Женщина разогнулась, и ее голубые глаза, в этот момент потемневшие, будто ножом, полоснули по парню.
– «Даже не трогали», – повторила она рассерженным тоном. – Я видела своими глазами, как ты, Эрик Тайц, ударил его по лицу и тряс в воздухе, словно тряпичную куклу.
– Я не бил его по лицу, – сглотнув, попытался он оправдаться. – Просто дал оплеуху...
– Он бил меня и пресильно, – подал голос мальчишка. – До сих пор здесь болит. – Он показал на живот. – Дышать больно...

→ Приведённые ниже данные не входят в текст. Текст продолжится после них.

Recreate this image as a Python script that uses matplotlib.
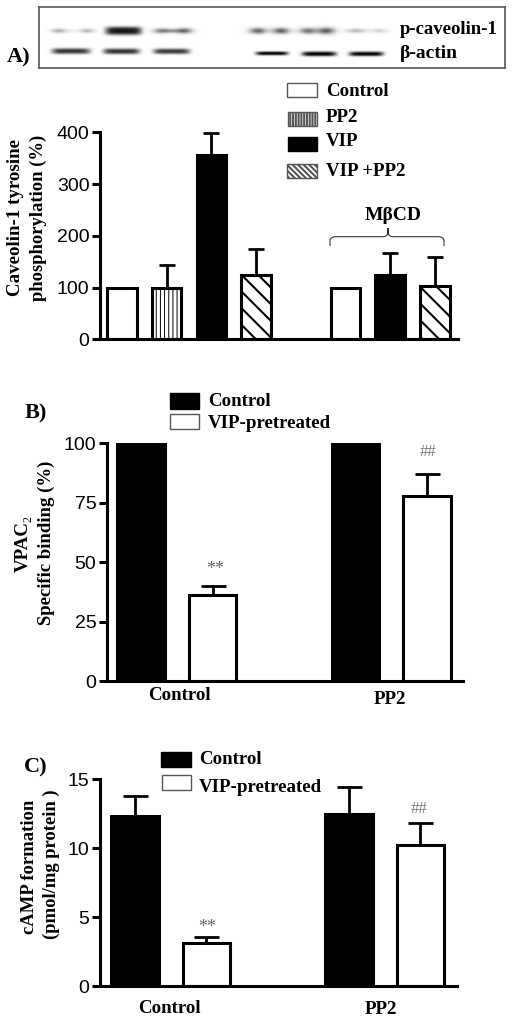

Эрик, услышав эту явную ложь, аж задохнулся от возмущения, словно ему, а не маленькому лгуну было больно дышать. Чертов ребенок!
– Да я пальцем к нему даже не прикоснулся, – взвился он, – так, потряс в воздухе, чтобы он образумился. Сами смотрите, у Тобиаса шишка на лбу... Этот изверг начал швыряться камнями ни с того, ни с сего.
Фрау Линднер, смерив Эрика пристальным взглядом, перевела взгляд на мальчика:
– Томас, ты действительно это делал, швырялся камнями? – спросила она.
И приятели даже замерли, дожидаясь, что именно скажет ребенок.
– Я только оборонялся, – с невинным видом солгал этот мерзавец, – они начали насмехаться, говорить, что я мелкий тупица. И к тому же сын «мерзкой француженки»!
Женщина с шумом выдохнула весь воздух, а Эрик, который вдруг понял, что за ребенок стоит перед ним, ощутил, как замерло сердце. На миг, но очень болезненно...
– Так вы, – она ткнула в Эрика пальцем, – считаете себя вправе отыгрываться за собственную халатность в учебе на маленьких детях, молодой человек? – очень холодно, с явным презрением в голосе осведомилась она. – Как это низко. Такого от вас я точно не ожидала. – И дыша праведным гневом, но сдерживаясь, так что голос звенел как струна: – Если хотели мне что-то сказать – так говорите в лицо. Я была о вас лучшего мнения, Эрик!
Сердце Эрика так громыхало в груди, что слова долетели словно сквозь вату. И, глядя на губы, которые обращались к нему, он думал: «Плевать на французский и гребаную учился. Я скорее умру, чем скажу этой ведьме хоть слово!»
И словно очнулся, услышав:
– … Завтра утром – с отцом. В противном случае вас не допустят к урокам! Об этом я позабочусь.
И развернувшись, она взяла сына за руку и потянула вслед за собой. А мелкий засранец, оглянувшись через плечо и сияя белозубой улыбкой, исполненной истинного коварства, показал парню язык.
Эрик сузил глаза, перебарывая желание броситься следом и придушить негодяя, и приятель, словно прочитав его мысли, положил руку ему на плечо:
– Ты это, прости, что так вышло... Ты вроде как заступился за нас, а в итоге огреб за троих... Что делать будешь?
Возмущенные чувства требовали начхать на училку, в конце концов, это только французский, который все забывают, едва закончив гимназию. Вон, любого спроси, ни один и словечка не вспомнит из школьного курса, но разум тихонечко тренькал: а как же приложенные усилия, репетиторы и желание сдать школьный курс на отлично? Все насмарку из-за какого-то пацана?
Ну уж нет.
– Ползать в ногах у отца. Что мне еще остается? – Эрик скрипнул зубами.
Девид Тайц был не тем человеком, который способен простить «шалость» сына, повлекшую за собой его приглашение в школу. Он будет зол и станет сыпать угрозами и оскорбительными словами... Придется терпеть, сцепив зубы.
– Давайте поймаем завтра засранца и отдубасим его, – предложил подковылявший к ним Ян. – Руки чешутся, измочалить его хорошенько. – И поглядев на бледного Эрика, напряженного, со сжатыми кулаками, воскликнул: – Нет, ну а что, он ведь нарочно тебя оболгал. Мы все это слышали!